KS-AG: We thought we were done with Kris Kobach, but we thought wrong. The notorious voter suppression zealot and former Kansas secretary of state kicked off a campaign for state attorney general on Thursday, following a failed bid for the Republican nomination for Senate in 2020 and a disastrous turn as the GOP's gubernatorial nominee two years earlier that handed the governorship to the Democrats.

Team Blue would certainly love another shot at Kobach, since his too-many-to-mention failings could once again put a statewide race in play. There's one we certainly have to note, though, since it directly impacts his qualifications to serve as Kansas' top law enforcement official: that time three years ago when a federal judge found Kobach in contempt for failing to comply with her orders in a suit that struck down a law he championed requiring new voters to provide proof of citizenship, then made him take a remedial legal education class titled "Civil Trial: Everything You Need to Know."

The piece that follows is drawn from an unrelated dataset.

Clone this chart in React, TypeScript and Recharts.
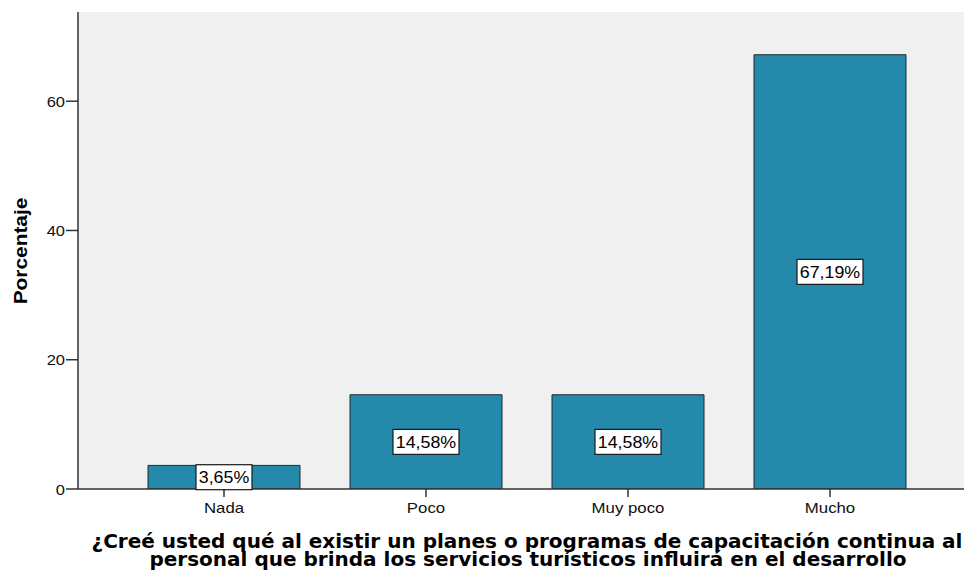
import React from "react";
import { BarChart, Bar, XAxis, YAxis, CartesianGrid, LabelList, Label } from "recharts";

const categories = ["Nada", "Poco", "Muy poco", "Mucho"];
const percentages = [3.65, 14.58, 14.58, 67.19];
const percentLabels = ["3,65%", "14,58%", "14,58%", "67,19%"];
const yTicks = [0, 20, 40, 60];
const yMax = 73.8;
const xTitle1 = "¿Creé usted qué al existir un planes o programas de capacitación continua al";
const xTitle2 = "personal que brinda los servicios turísticos influirá en el desarrollo";
const yTitle = "Porcentaje";

const data = categories.map((c, i) => ({ name: c, value: percentages[i], label: percentLabels[i] }));

const SANS = "'Liberation Sans', Arial, sans-serif";

const BoxLabel = (props: any) => {
  const { x, y, width, height, value } = props;
  const cx = x + width / 2;
  const cy = y + height / 2;
  const w = value.length * 10 + 6;
  const h = 25;
  return (
    <g>
      <rect x={cx - w / 2} y={cy - h / 2} width={w} height={h} fill="#ffffff" stroke="#1a1a1a" strokeWidth={1.2} />
      <text
        transform={`translate(${cx},${cy + 6}) scale(1.08,1)`}
        textAnchor="middle"
        fontFamily={SANS}
        fontSize={16.5}
        fill="#000"
      >
        {value}
      </text>
    </g>
  );
};

const XTick = (props: any) => {
  const { x, payload } = props;
  return (
    <text transform={`translate(${x},513) scale(1.2,1)`} textAnchor="middle" fontFamily={SANS} fontSize={14} fill="#111">
      {payload.value}
    </text>
  );
};

const YTick = (props: any) => {
  const { y, payload } = props;
  return (
    <text transform={`translate(65,${y + 5.5}) scale(1.1,1)`} textAnchor="end" fontFamily={SANS} fontSize={15} fill="#111">
      {payload.value}
    </text>
  );
};

const XTitle = () => {
  return (
    <g>
      <text x={527} y={548} textAnchor="middle" fontFamily="'DejaVu Sans', sans-serif" fontWeight="bold" fontSize={20} fill="#000">
        {xTitle1}
      </text>
      <text x={528} y={566} textAnchor="middle" fontFamily="'DejaVu Sans', sans-serif" fontWeight="bold" fontSize={20} fill="#000">
        {xTitle2}
      </text>
    </g>
  );
};

const YTitle = () => {
  return (
    <text
      transform="translate(27,251) rotate(-90) scale(1.16,1)"
      textAnchor="middle"
      fontFamily={SANS}
      fontWeight="bold"
      fontSize={18}
      fill="#000"
    >
      {yTitle}
    </text>
  );
};

export default function App() {
  return (
    <div style={{ position: "absolute", left: 0, top: 0, width: 964, height: 571, background: "#fff" }}>
      <BarChart width={964} height={571} data={data} margin={{ top: 12, right: 0, bottom: 0, left: 0 }}>
        <CartesianGrid fill="#F0F0F0" horizontal={false} vertical={false} />
        <XAxis
          dataKey="name"
          height={82}
          padding={{ left: 45, right: 33 }}
          axisLine={{ stroke: "#333", strokeWidth: 1.5 }}
          tickLine={{ stroke: "#333", strokeWidth: 1.5 }}
          tickSize={8}
          tick={<XTick />}
        >
          <Label content={<XTitle />} />
        </XAxis>
        <XAxis xAxisId="top" orientation="top" dataKey="name" height={0} tick={false} tickLine={false} axisLine={{ stroke: "#8c8c8c", strokeWidth: 2 }} />
        <YAxis
          width={78}
          domain={[0, yMax]}
          ticks={yTicks}
          allowDataOverflow
          axisLine={{ stroke: "#333", strokeWidth: 1.5 }}
          tickLine={{ stroke: "#333", strokeWidth: 1.5 }}
          tickSize={12}
          tick={<YTick />}
        >
          <Label content={<YTitle />} />
        </YAxis>
        <Bar dataKey="value" fill="#2489AB" stroke="#1d2b33" strokeWidth={1} barSize={152} isAnimationActive={false}>
          <LabelList dataKey="label" content={<BoxLabel />} />
        </Bar>
      </BarChart>
    </div>
  );
}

Of course, Republicans would like to avoid one more go-round with Kobach as much as Democrats would enjoy one. The GOP successfully kept Kobach at bay in last year's Senate race (which Republican Roger Marshall went on to win), though so far, he's the only notable candidate to announce a bid for the attorney general's post, which is open because Republican incumbent Derek Schmidt is running for governor. The Kansas City Star says that state House Speaker Pro Tem Blaine Finch and state Sen. Kellie Warren could run for Republicans, while no Democratic names have surfaced yet. With Kobach now in the mix, that will likely change.

VA-LG: EMILY's List has endorsed Del. Hala Ayala, who also recently earned the backing of Gov. Ralph Northam, in the June 8 Democratic primary. The six-person field also includes another pro-choice woman, Norfolk City Council member Andria McClellan.